The Verdict: Speculative Hold with Caution
Score: 60/100
For Fresh Investors: Avoid initiating positions. The combination of extremely high promoter pledging (71.27%), weak return metrics (ROE: 2.90%, ROCE: 5.54%), and severe earnings volatility makes this a high-risk proposition unsuitable for conservative investors. The Q4 FY26 profit surge was significantly aided by tax credits, raising sustainability concerns. Wait for at least three consecutive quarters of consistent operational performance and meaningful reduction in pledged shares before considering entry.
For Existing Holders: Hold with strict stop-loss at ₹36 (12% downside protection). The operational improvements in Q4 FY26 and ongoing deleveraging provide some justification for maintaining positions, whilst promoter buying signals confidence. However, any return to quarterly losses, margin compression below 5%, or increase in promoter pledging should trigger immediate exit. Book partial profits (30-40% of holdings) at current levels to reduce risk exposure given the quality concerns.
Fair Value Estimate: ₹38-42 per share (0-3% upside from current levels), factoring in below-average quality, elevated valuation multiples, and execution risks. The stock appears fairly valued at current levels with limited upside potential unless fundamental improvements materialise consistently.

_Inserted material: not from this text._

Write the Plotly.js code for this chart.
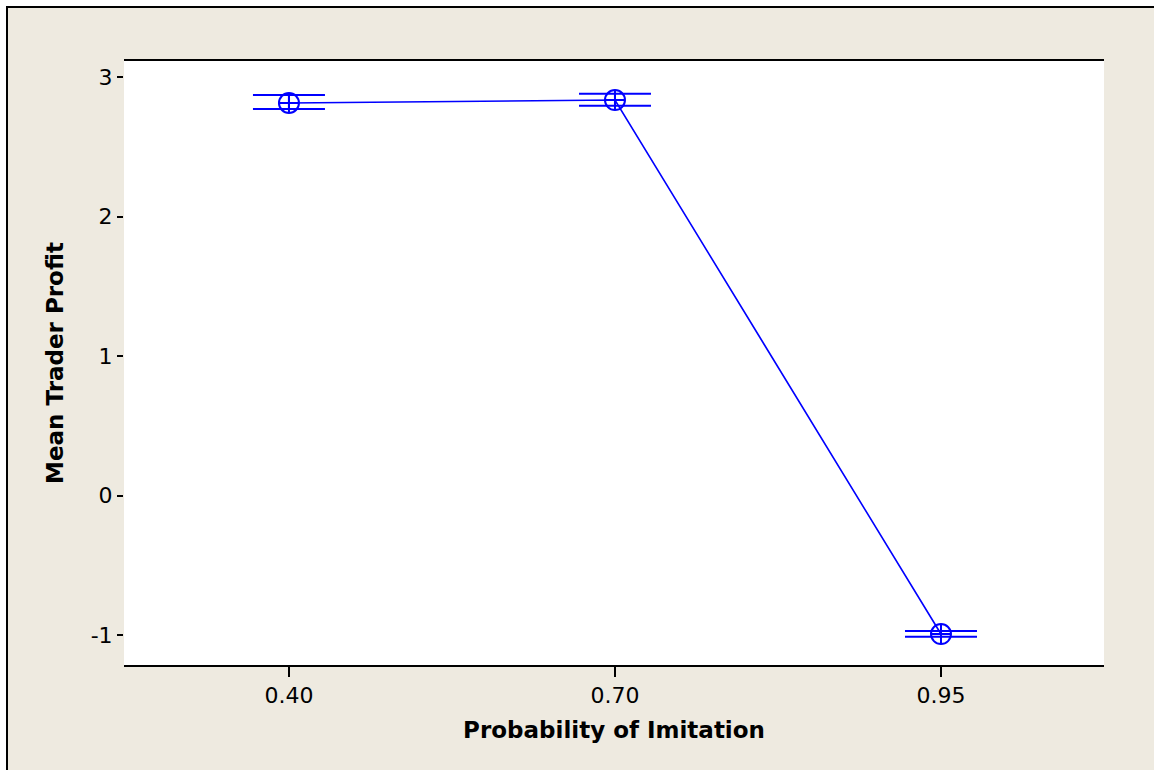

Note- ROCE= (EBIT - Other income)/(Capital Employed - Cash - Current Investments)
⚠️ Investment Disclaimer
This article is for educational and informational purposes only and should not be construed as financial advice. Investors should conduct their own due diligence, consider their risk tolerance and investment objectives, and consult with a qualified financial advisor before making any investment decisions. Past performance is not indicative of future results. The high volatility and quality concerns associated with MSP Steel & Power make it suitable only for risk-tolerant investors with appropriate portfolio diversification.